No. Actually I go to Israel every two months, and my impression is that they are closer to peace down there than one would think.
Why is that?
Because people make assumptions. The current state of things isn’t good for anybody, and so I’m certain that they will find a way out.
Even if Sharon wins the elections?
Extremists won’t win. They can be part of a coalition, but it would be hard for them to produce a president.
What about Bush, the new President of the United States?
He will intervene when things calm down. He can’t risk a failure. Today the United States can’t allow itself to suffer any kind of setback.
What is Putin’s role in Russia?
I think he has an important role, considering the number of Russians who live in Israel. It’s a large number. I think if Putin intervenes, it could be very useful.
What about Europe?
Europe is another problem because it’s divided. Just look at France, England, Holland, Luxembourg, and other countries, each of which has its own position. But Europe needs to come to an agreement to be able to participate in the Middle East. It’s not possible to have so many disparate opinions.
Is anti-Semitism returning in the world?
It never left even if there was some hope it had, but anti-Semitism has different sides. There’s the widespread type, the type that comes from competition, and then the religious type.
What type of anti-Semitism is there today?
I would say there is a religious type of anti-Semitism. If we look to recent things Ratzinger and Biffi have said, one can’t say that they are the only bearers of the one truth. In any case, I am convinced that truth is supra-religious and supra-national. On issues of absolute truth or primogeniture, we need to go very slowly and be very careful.
Why after so much work by the pope, and after his trip to the Middle East, and the courageous attempts at friendship and peace, why has this happened?
I know the pope well enough to be able to say that his position is not as it has been portrayed today in certain contexts. Let’s put it that way.
Is it more difficult now than before to be a religious leader?
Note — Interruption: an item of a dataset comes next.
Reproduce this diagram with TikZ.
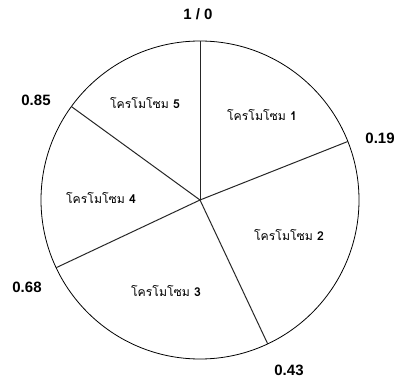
\documentclass[tikz,border=0pt]{standalone}
\usepackage{fontspec}
\setmainfont{Liberation Sans}
\newfontfamily\thaifont[Script=Thai]{Loma}

\begin{document}
\begin{tikzpicture}[x=1pt,y=1pt]

% Stili
\tikzset{
  numlabel/.style={font=\fontsize{15}{17}\selectfont\bfseries},
  chromo/.style={font=\thaifont\fontsize{12.2}{14}\selectfont},
  divider/.style={line width=1pt, black!85}
}

\useasboundingbox (0,0) rectangle (403,380);

% Raggio della ruota
\def\r{159pt}

% Cerchio
\coordinate (c) at (200,180);
\draw[line width=0.8pt] (c) circle (\r);

% Punti di taglio (cumulativo: 0, 0.19, 0.43, 0.68, 0.85)
\path (c) ++(90:\r) coordinate (p0);
\path (c) ++(21.6:\r) coordinate (p1);
\path (c) ++(-64.8:\r) coordinate (p2);
\path (c) ++(-154.8:\r) coordinate (p3);
\path (c) ++(144:\r) coordinate (p4);

% Settori
\draw[divider] (c) -- (p0);
\draw[divider] (c) -- (p1);
\draw[divider] (c) -- (p2);
\draw[divider] (c) -- (p3);
\draw[divider] (c) -- (p4);

% Valori cumulativi
\node[numlabel] (v0) at (198,366) {1 / 0};
\node[numlabel] (v1) at (380,242) {0.19};
\node[numlabel] (v2) at (289,10) {0.43};
\node[numlabel] (v3) at (27,93) {0.68};
\node[numlabel] (v4) at (36,280) {0.85};

% Cromosomi
\node[chromo] (k1) at (262,265) {โครโมโซม \textbf{1}};
\node[chromo] (k2) at (289,145) {โครโมโซม \textbf{2}};
\node[chromo] (k3) at (166,89) {โครโมโซม \textbf{3}};
\node[chromo] (k4) at (101,182) {โครโมโซม \textbf{4}};
\node[chromo] (k5) at (145,277) {โครโมโซม \textbf{5}};

\end{tikzpicture}
\end{document}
Most certainly yes, because the evolution of various societies hasn’t come about through religion but through politics and union struggles instead.
Where are religions going?
Judaism is the same as it was two-thousand years ago, with no change. If you ask me about Jews, that is certainly not the same thing. As in all religions, there are those who are religious, those who no longer are, and those who have completely distanced themselves from the religion.
You are celebrating Hanukkah now, which this year overlaps with Christmas for Christians?
Yes. We light candles for eight days. This has a very modern meaning. It is the celebration of justice winning out over injustice. The victory of a few just people against many unjust people, and the victory of the moderate religious over the anti-religious.
You are friends with the Italian president and Mrs. Ciampi. How do you see them?
Even if he’s not part of the government, he has great responsibilities that he knows how to take on with moderation, justice, and a great sense of duty in his role.
Will he be able to keep our country calm?
I believe so because his own way of living inspires serenity and allows us to appreciate the eternal values of the family, of good, and of doing the right thing.
The president really insists upon the concept of patriotism, which today seems to be in crisis. What do you think about that?
Yes. It’s true because the influence of party politics on concepts that didn’t exist until a short while ago brings about opposition from some.
During these holidays in Israel, will you be able to relax a bit?
I am going specifically for that.
But if you are going there to be a grandfather, won’t that require a lot of energy?
It won’t require a lot of energy, but it will certainly require a bit of patience perhaps.
How many grandchildren do you have?
Three grandchildren and eleven great-grandchildren.
When will you go to your hometown of Livorno?
I am going after my trip to Israel, to my sister’s house and to see other grandchildren.
Would you say there are three major cities in your life – Rome, Jerusalem, and Livorno?
No. Actually, there are five because we’d need to add Ancona and Venice to that list. Those are the cities where I served as a rabbi.
You aren’t very pessimistic as the year comes to a close, are you?
No. Perhaps I’m a bit rash, but I’m certainly not pessimistic.